Maybe what we need is an undead poetry – not to take death back from poetry, but to take death back from death itself. A poetry of shambling power, devouring everything it its path. A vampire poetry that will live forever, sexy and dangerous and immortal, shape-shifting when necessary.



That bat in my friend's toilet (true story) a poetry. That dog. That mewling cat caught under my house that left sometime in the night: a poetry. It is hard to find, and harder to coax out, but will one day emerge on its own.




In the meantime, a poetry that speaks from the mouths of those gone that aren’t really gone, a poetry of ghosts and haunts. Of haints: not ain’ts. Dead is something you can be, after all, is not itself an ain’t. The ain’ts I’m afraid are here, among us living.



Instead there’s haints, which our poetry should be: hainting, hard to pin down, glimpsed but believed. That’s the poetry I believe in. A poltergeist poetry that moves things, and us, when we least expect. . .



Deadism like those movies with voice-overs that sound not only dead, but by the end you find out are from a dead man: the one not ready for a close-up, but floating in a pool, the one who knows what he can’t know but tells us anyway. A poetry not of witness, or of victimhood, or of experience or innocence, but of the moment after: write like a saint, not the picture of a saint. Write like the bone in the box, the relic to be kissed. Better yet, write like the saints that have been officially declared saints no more; write like something once holy, now decanonized and attempted to be forgotten. Write not like remembering, but the forgetting. . . write like something you don’t mean to be erased but one day know will: then let them try.



Someone I read said Johnny Cash (bless his heart) didn’t write like a saint, but as a sinner, which meant someone who could be redeemed. That’s right, it seems to me. And one of the most powerful things was his album, after the album he thought he’d die in – the sequel to good-bye. (The Man Comes Around) is just as powerful, if not more than, the goodbye itself.

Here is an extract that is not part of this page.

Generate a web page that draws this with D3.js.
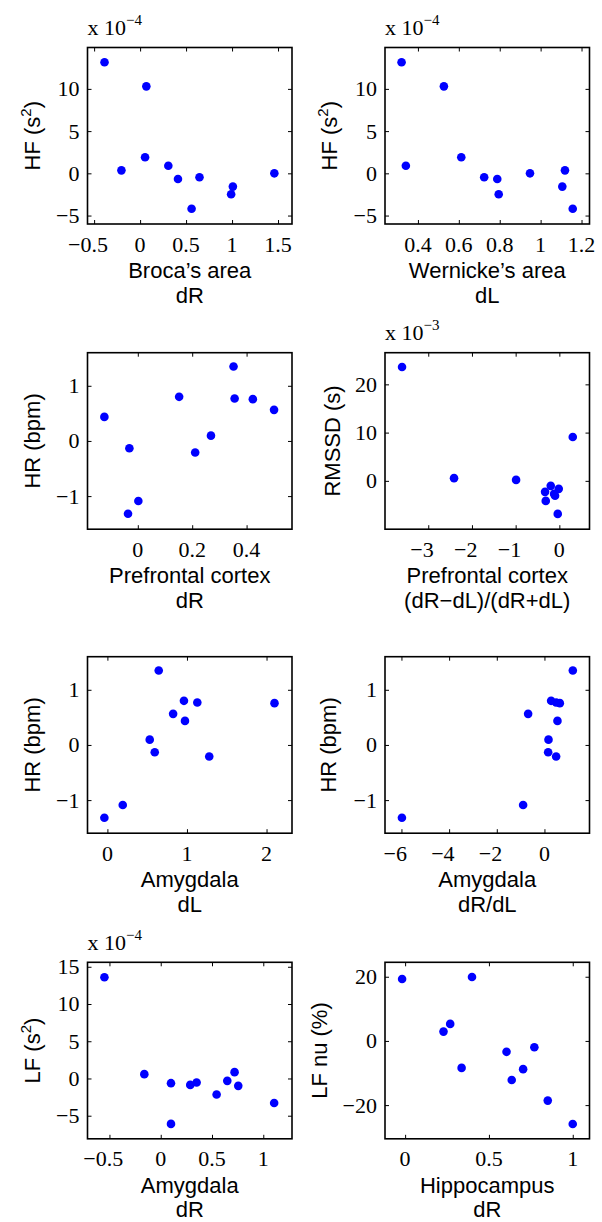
<!DOCTYPE html>
<html>
<head>
<meta charset="utf-8">
<script src="https://cdn.jsdelivr.net/npm/d3@7"></script>
<style>
  html, body { margin: 0; padding: 0; background: #fff; }
  svg { display: block; }
</style>
</head>
<body>
<svg id="chart" width="602" height="1222"></svg>
<script>
// ---------------- DATA ----------------
// HF power (x 10^-4 s^2), one value per subject
const hfVals      = [13.15, 10.3, 0.35, 1.9, 0.9, -0.67, -0.47, -4.2, -1.57, -2.48, 0.0];
const brocaDR     = [-0.387, 0.068, -0.203, 0.054, 0.307, 0.412, 0.646, 0.560, 1.009, 0.990, 1.460];
const wernickeDL  = [0.320, 0.527, 1.119, 0.612, 0.341, 0.788, 0.724, 1.157, 1.106, 0.795, 0.948];

// HR change (bpm)
const hrVals      = [0.436, -0.133, -1.32, -1.09, 0.80, -0.21, 0.096, 1.35, 0.77, 0.758, 0.564];
const pfcDR       = [-0.123, -0.031, -0.036, 0.002, 0.152, 0.211, 0.269, 0.352, 0.356, 0.423, 0.501];
const amyDL       = [0.975, 0.595, -0.038, 0.193, 0.962, 1.28, 0.532, 0.645, 1.13, 2.10, 0.826];
const amyRatio    = [0.546, 0.155, -5.98, -0.895, 0.28, 0.49, 0.17, 1.19, 0.49, 0.645, -0.685];

// RMSSD (x 10^-3 s)
const pfcLat      = [-3.60, -2.41, -0.99, 0.307, -0.327, -0.311, -0.197, -0.098, -0.014, -0.037, -0.12];
const rmssdVals   = [23.6, 0.56, 0.2, 9.1, -2.28, -4.15, -1.04, -3.1, -1.66, -6.85, -2.7];

// LF power (x 10^-4 s^2)
const amyDR       = [-0.549, -0.16, 0.10, 0.10, 0.288, 0.35, 0.545, 0.649, 0.72, 0.756, 1.106];
const lfVals      = [13.6, 0.58, -0.63, -6.1, -0.86, -0.54, -2.15, -0.32, 0.85, -0.99, -3.3];

// LF nu (%)
const hippDR      = [-0.018, 0.399, 0.229, 0.269, 0.337, 0.605, 0.771, 0.636, 0.704, 0.851, 1.0];
const lfnuVals    = [19.3, 19.9, 2.9, 5.3, -8.4, -3.4, -1.96, -12.2, -8.8, -18.6, -25.9];

// tick values
const ticksBrocaX    = [-0.5, 0, 0.5, 1, 1.5];
const ticksWernickeX = [0.4, 0.6, 0.8, 1, 1.2];
const ticksHF        = [-5, 0, 5, 10];
const ticksPfcX      = [0, 0.2, 0.4];
const ticksHR        = [-1, 0, 1];
const ticksPfcLatX   = [-3, -2, -1, 0];
const ticksRMSSD     = [0, 10, 20];
const ticksAmyDLX    = [0, 1, 2];
const ticksAmyRatioX = [-6, -4, -2, 0];
const ticksAmyDRX    = [-0.5, 0, 0.5, 1];
const ticksLF        = [-5, 0, 5, 10, 15];
const ticksHippX     = [0, 0.5, 1];
const ticksLFnu      = [-20, 0, 20];

// ---------------- PANELS ----------------
const panels = [
  { col: 0, row: 0, x: brocaDR,    y: hfVals,    xd: [-0.572, 1.652], yd: [-6, 14.9],      xt: ticksBrocaX,    yt: ticksHF,
    xl: ["Broca\u2019s area", "dR"], yl: ["HF (s", "2", ")"], exp: "\u22124", ylOff: 48 },
  { col: 1, row: 0, x: wernickeDL, y: hfVals,    xd: [0.239, 1.239],   yd: [-6, 14.9],      xt: ticksWernickeX, yt: ticksHF,
    xl: ["Wernicke\u2019s area", "dL"], yl: ["HF (s", "2", ")"], exp: "\u22124", ylOff: 48 },
  { col: 0, row: 1, x: pfcDR,      y: hrVals,    xd: [-0.185, 0.567],  yd: [-1.6, 1.6],     xt: ticksPfcX,      yt: ticksHR,
    xl: ["Prefrontal cortex", "dR"], yl: ["HR (bpm)"], exp: null, ylOff: 48 },
  { col: 1, row: 1, x: pfcLat,     y: rmssdVals, xd: [-3.99, 0.69],    yd: [-10.02, 26.56], xt: ticksPfcLatX,   yt: ticksRMSSD,
    xl: ["Prefrontal cortex", "(dR\u2212dL)/(dR+dL)"], yl: ["RMSSD (s)"], exp: "\u22123", ylOff: 45 },
  { col: 0, row: 2, x: amyDL,      y: hrVals,    xd: [-0.25, 2.32],    yd: [-1.6, 1.6],     xt: ticksAmyDLX,    yt: ticksHR,
    xl: ["Amygdala", "dL"], yl: ["HR (bpm)"], exp: null, ylOff: 48 },
  { col: 1, row: 2, x: amyRatio,   y: hrVals,    xd: [-6.69, 1.89],    yd: [-1.6, 1.6],     xt: ticksAmyRatioX, yt: ticksHR,
    xl: ["Amygdala", "dR/dL"], yl: ["HR (bpm)"], exp: null, ylOff: 49 },
  { col: 0, row: 3, x: amyDR,      y: lfVals,    xd: [-0.714, 1.28],   yd: [-8.1, 15.6],    xt: ticksAmyDRX,    yt: ticksLF,
    xl: ["Amygdala", "dR"], yl: ["LF (s", "2", ")"], exp: "\u22124", ylOff: 48 },
  { col: 1, row: 3, x: hippDR,     y: lfnuVals,  xd: [-0.12, 1.10],    yd: [-30.5, 24.5],   xt: ticksHippX,     yt: ticksLFnu,
    xl: ["Hippocampus", "dR"], yl: ["LF nu (%)"], exp: null, ylOff: 58 }
];

// ---------------- LAYOUT ----------------
const colX = [87.5, 385];
const rowY = [47.5, 352.7, 656.7, 962.3];
const W = 204.5, H = 176.5;
const TICK = 4;
const serif = "'Liberation Serif', 'Times New Roman', serif";
const sans = "'Liberation Sans', Arial, Helvetica, sans-serif";
const FS = 22;
const minusW = 0.564 * FS;

const fmt = d => {
  const s = String(Math.abs(d));
  return d < 0 ? "\u2212" + s : s;
};

const svg = d3.select("#chart");

panels.forEach(p => {
  const x0 = colX[p.col], y0 = rowY[p.row];
  const g = svg.append("g").attr("transform", `translate(${x0},${y0})`);
  const xs = d3.scaleLinear().domain(p.xd).range([0, W]);
  const ys = d3.scaleLinear().domain(p.yd).range([H, 0]);

  // tick marks (inside, all four sides) via d3 axes
  const axB = d3.axisBottom(xs).tickValues(p.xt).tickSize(-TICK).tickFormat("");
  const axT = d3.axisTop(xs).tickValues(p.xt).tickSize(-TICK).tickFormat("");
  const axL = d3.axisLeft(ys).tickValues(p.yt).tickSize(-TICK).tickFormat("");
  const axR = d3.axisRight(ys).tickValues(p.yt).tickSize(-TICK).tickFormat("");
  [[axB, `translate(0,${H})`], [axT, "translate(0,0)"], [axL, "translate(0,0)"], [axR, `translate(${W},0)`]].forEach(([ax, tr]) => {
    const a = g.append("g").attr("transform", tr).call(ax);
    a.select(".domain").remove();
    a.selectAll("line").attr("stroke", "#000").attr("stroke-width", 1);
  });

  // x tick labels (digits centred on tick, minus sign hanging left)
  g.append("g").selectAll("text").data(p.xt).join("text")
    .attr("x", d => xs(d) - (d < 0 ? minusW / 2 : 0))
    .attr("y", H + 27.5)
    .attr("text-anchor", "middle")
    .attr("font-family", serif).attr("font-size", FS).attr("fill", "#000")
    .text(fmt);

  // y tick labels
  g.append("g").selectAll("text").data(p.yt).join("text")
    .attr("x", -8)
    .attr("y", d => ys(d) + 0.34 * FS)
    .attr("text-anchor", "end")
    .attr("font-family", serif).attr("font-size", FS).attr("fill", "#000")
    .text(fmt);

  // box
  g.append("rect").attr("x", 0).attr("y", 0).attr("width", W).attr("height", H)
    .attr("fill", "none").attr("stroke", "#000").attr("stroke-width", 1.6);

  // points
  const pts = p.x.map((v, i) => [v, p.y[i]]);
  g.append("g").selectAll("circle").data(pts).join("circle")
    .attr("cx", d => xs(d[0])).attr("cy", d => ys(d[1]))
    .attr("r", 4.3).attr("fill", "#0000ff");

  // x label (two lines)
  p.xl.forEach((t, i) => {
    g.append("text")
      .attr("x", W / 2).attr("y", H + 54 + i * 24.5)
      .attr("text-anchor", "middle")
      .attr("font-family", sans).attr("font-size", FS).attr("fill", "#000")
      .text(t);
  });

  // y label (rotated)
  const yl = g.append("text")
    .attr("transform", `translate(${-p.ylOff},${H / 2}) rotate(-90)`)
    .attr("text-anchor", "middle")
    .attr("font-family", sans).attr("font-size", FS).attr("fill", "#000");
  yl.append("tspan").text(p.yl[0]);
  if (p.yl.length > 1) {
    yl.append("tspan").attr("dy", -9).attr("font-size", 15).text(p.yl[1]);
    yl.append("tspan").attr("dy", 9).text(p.yl[2]);
  }

  // exponent label
  if (p.exp) {
    const ex = g.append("text").attr("x", 0).attr("y", -12.5)
      .attr("font-family", serif).attr("font-size", FS).attr("fill", "#000");
    ex.append("tspan").text("x 10");
    ex.append("tspan").attr("dy", -10).attr("font-size", 15).text(p.exp);
  }
});
</script>
</body>
</html>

We should write a poetry that is after the goodbye, that is not the long farewell but the hello after. The hereafter – a word that in itself is undead, both here and gone at the same time. I’m a long gone daddy – and being here, and being gone, seems what we need now. . . the talk of someone whose time is up, and who knows it – but talks anyway.



Only by writing a dead poetry, a zombie poetry, can the thing come back to life, not so much reborn as born for the first time. Maybe we got it all backward: we die, then we live? Only poetry knows for sure.